I quote poet David Whyte at the start of the book. Whyte said, “All friendships of any length are based on a continued, mutual forgiveness. Without tolerance and mercy, all friendships die.” I love this — so I felt that I needed to put in the book everything for which we needed to forgive each other, and did. 

Do you have other friendships in your life that you regard as both “unexpected” and important? Do you think lots of other people have them, too?  

I do have several other unexpected friendships, but none where we started out anywhere near as far apart as Maxey and I were when we met. What has delighted me is finding out that many of my friends have a Maxey in their life, or a me if they are more like Maxey. But it takes effort to make this kind of friendship, and to maintain it. It was really Maxey who first reached out to me and not the other way around. Then it was thanks to a mutual friend, a major character in the book, that Maxey and I stayed in touch.  
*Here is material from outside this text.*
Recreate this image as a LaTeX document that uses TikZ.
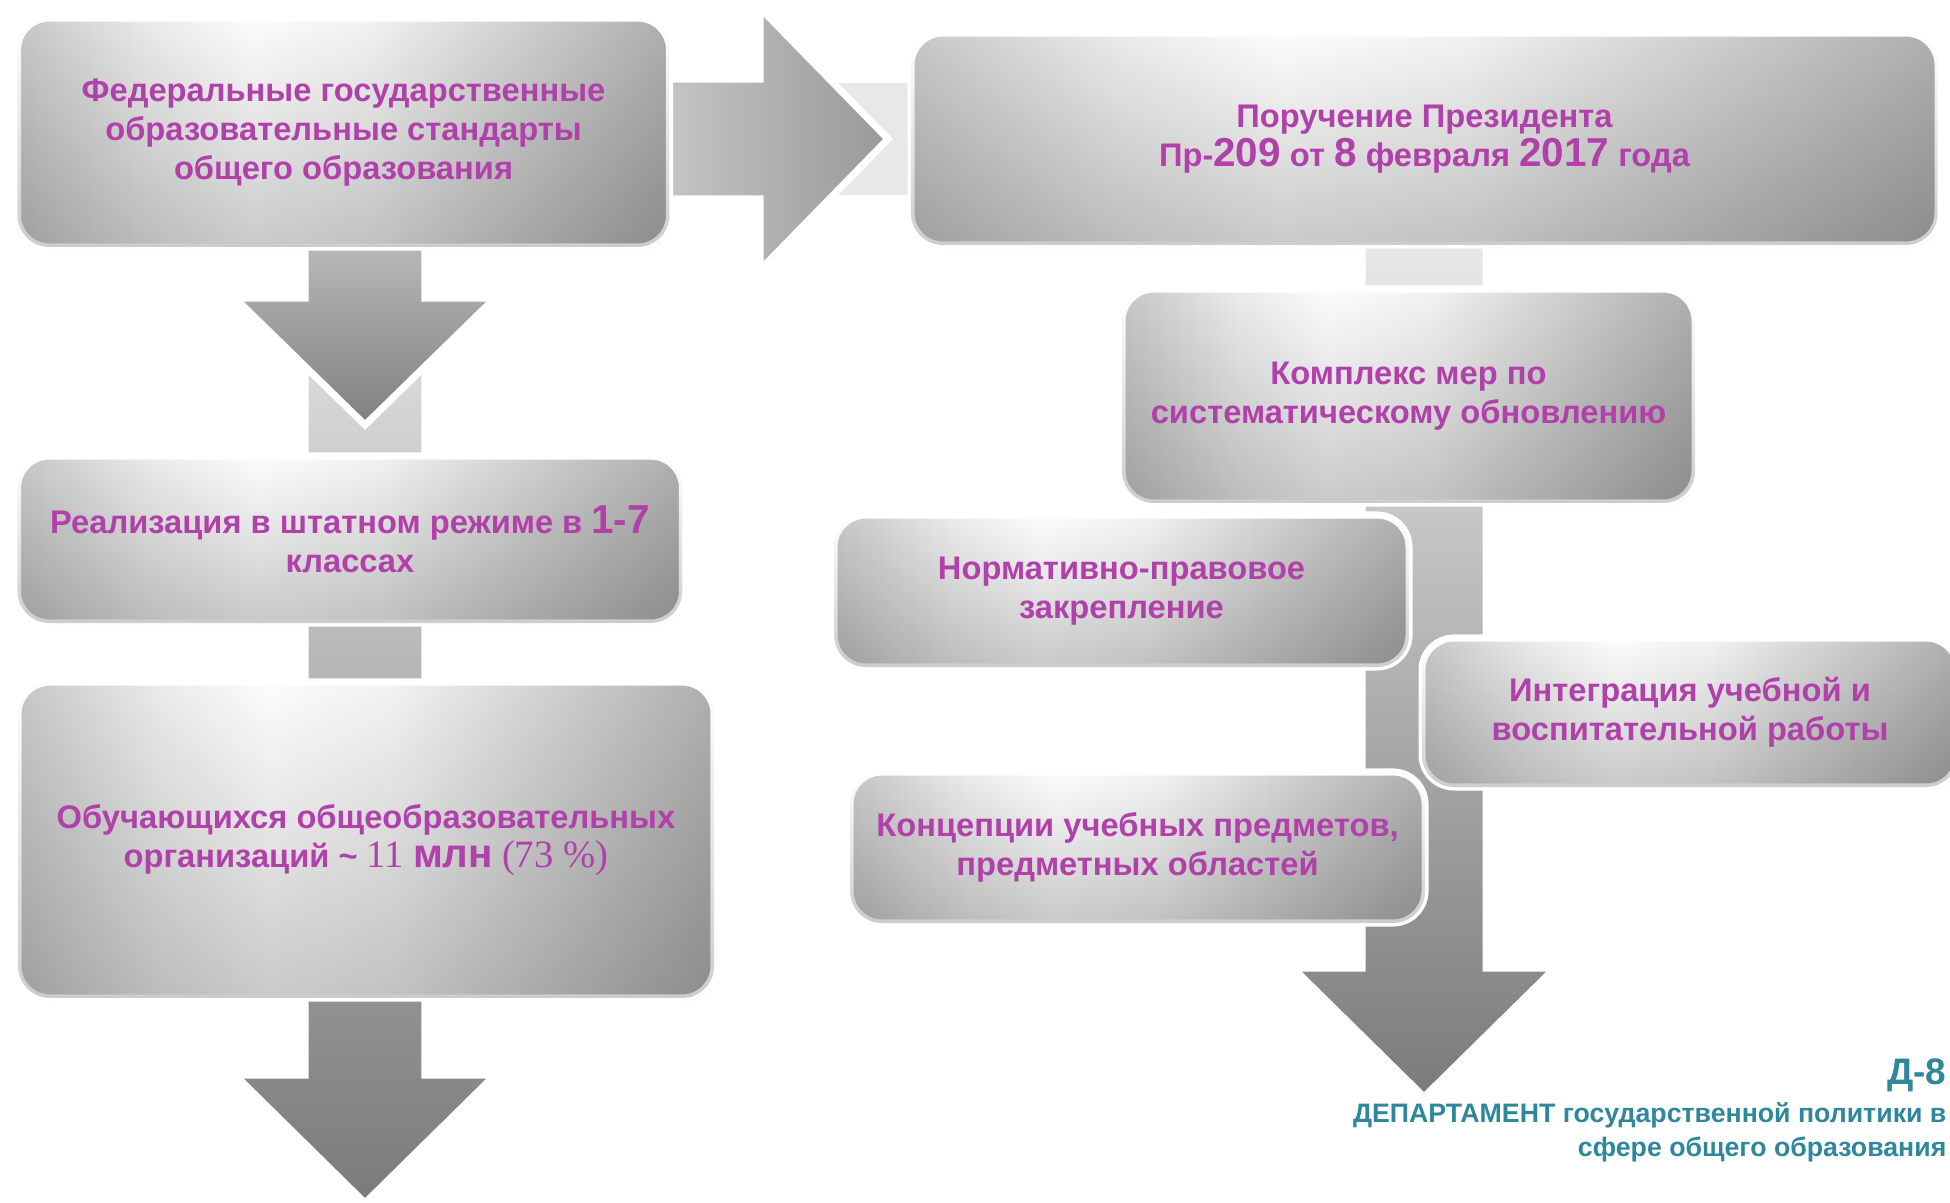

Do you think the fear of rejection is one of the big reasons we don’t easily invest in relationships outside of our circles?  

I think we make assumptions about others based on superficial things: how people dress, how they talk, what activities they do or don’t do, where they’re from. It’s human nature; it’s certainly easier to seek out and spend time with people who seem to be exactly like us. And, yes, fear of rejection plays a huge role in keeping us from leaving our safe zones and meeting others on neutral ground or in theirs. It’s scary to put yourself out there. But I believe that true friendship is based on shared values far more than shared interests. Ultimately, how people behave, how they treat their friends and strangers, will let you know whether to invest in a relationship, whether inside your circle or not. 

In an increasingly tribal world — where we line up so strongly on different sides of issues, big and small — how can we draw together by making efforts to get to know people who are (outwardly, at least) different from us?  

This keeps me up at night! I worry in particular about social media — I fear it reinforces differences, even trivial ones, especially for young people. Again, this is one of the reasons I wrote the book. But I believe that we can make a habit of getting to know people who are different from us. I read an interesting study that showed that when you let students choose their own seats in a classroom, they tend to become friends with people who are very much like them. But if you assign seats, they become friends with the other students sitting near them, whether they’re alike or not. We need to put ourselves into social and work situations with people who are different from us. If we do, we can make unlikely friendships, enrich our lives, and maybe even help save the world.